Solid Woods versus Veneers

I use both veneer and solid wood in my furniture. Some pieces (primarily cabinets) are veneered over their entire surface; other pieces are made entirely from solid wood; other work makes use of both materials.

Assembling solid boards to create a larger surface (on the left) creates a painterly effect. Each board is different, but a unified whole is created by carefully selecting the wood, orientation, and position of each board. Veneer (on the right) is made by repeatedly slicing the same board, creating a symmetry across the surface of a piece.

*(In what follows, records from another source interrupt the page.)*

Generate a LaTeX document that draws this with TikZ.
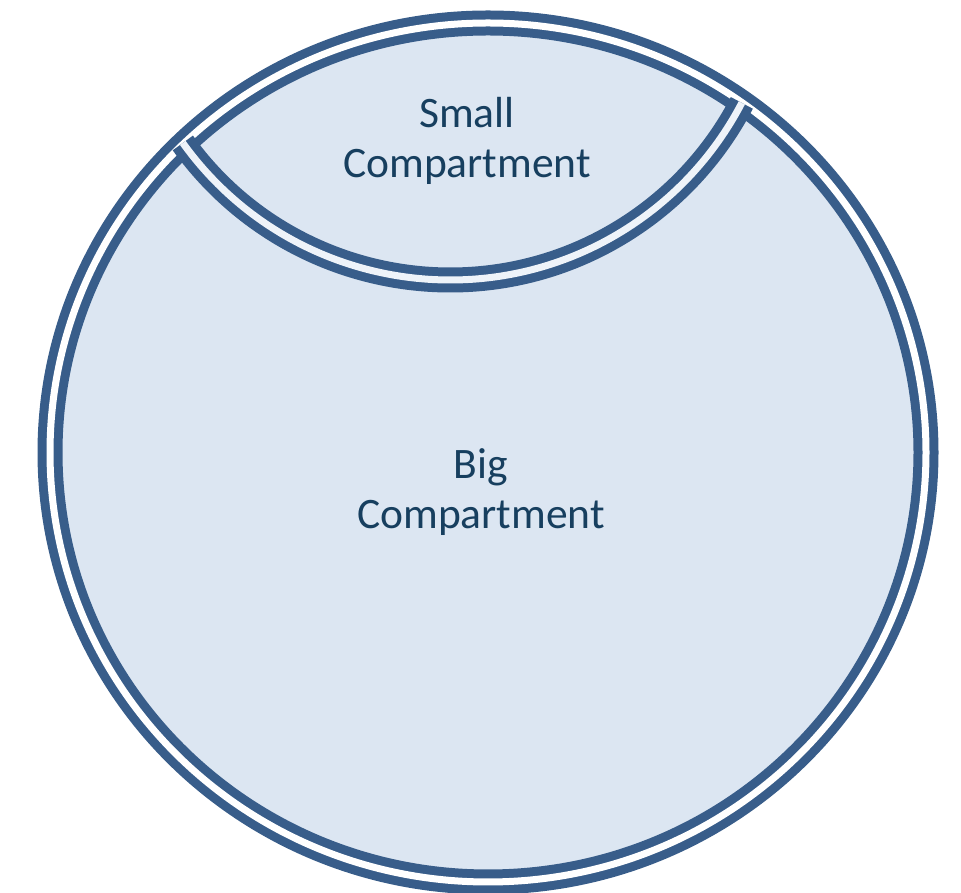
\documentclass[tikz,border=0pt]{standalone}
\usepackage{fontspec}
\setmainfont{Carlito}
\definecolor{ringblue}{HTML}{385D8A}
\definecolor{fillblue}{HTML}{DCE6F2}
\definecolor{textblue}{HTML}{173F5F}
\definecolor{gapblue}{HTML}{EEF3F9}
\tikzset{
  membrane/.style={draw=ringblue, line width=9pt, double distance=7pt},
  label/.style={text=textblue, align=center, font=\fontsize{43.5}{50}\selectfont, inner sep=0pt}
}
\begin{document}
\begin{tikzpicture}[x=1pt,y=1pt]
\useasboundingbox (0,0) rectangle (961,893);
% big cell
\fill[fillblue] (488,440.5) ellipse [x radius=438, y radius=429.5];
\draw[membrane, double=white] (488,440.5) ellipse [x radius=438, y radius=429.5];
% small compartment boundary
\draw[membrane, double=gapblue] (450,942) ++(215.7:329) arc [start angle=215.7, end angle=332.5, radius=329];
% labels
\node[label] (small) at (467,752) {Small\\Compartment};
\node[label] (big) at (481,400.5) {Big\\Compartment};
\end{tikzpicture}
\end{document}
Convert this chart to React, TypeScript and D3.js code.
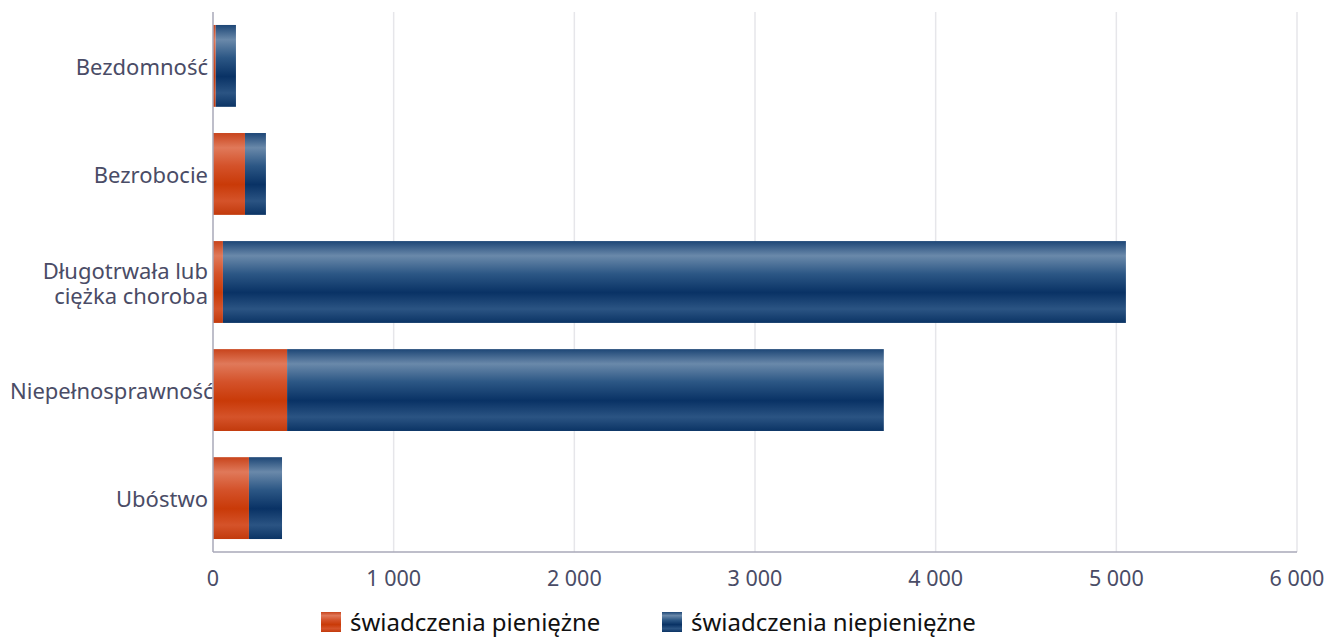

Many factors affect whether I use solid wood rather than a veneered substrate. Veneer has the advantage of being very flat (making it good for large flat expanses), as well as very stable (unlike solid wood, which expands and contracts a great deal more). Veneer can also be made to conform to unusual shapes, particularly to curved surfaces. Veneer also allows me to create repeating and symmetrical patterns that I couldn't otherwise achieve.

Solid wood has the advantage of strength, as well as interesting variations in character such as knots, figure and color variation. I typically use solid woods for the frame or structure of a cabinet, as well as for tabletops and desktops which receive a great deal of use. I also enjoy using solid wood to create complex, 3-dimensional curves in the legs or handles of a piece. Solid wood is also more durable, and easier to repair and refinish in than veneer. Conversely, solid wood is more likely than veneer to expand, contract and even warp. Construction and engineering details are critical when using solid woods.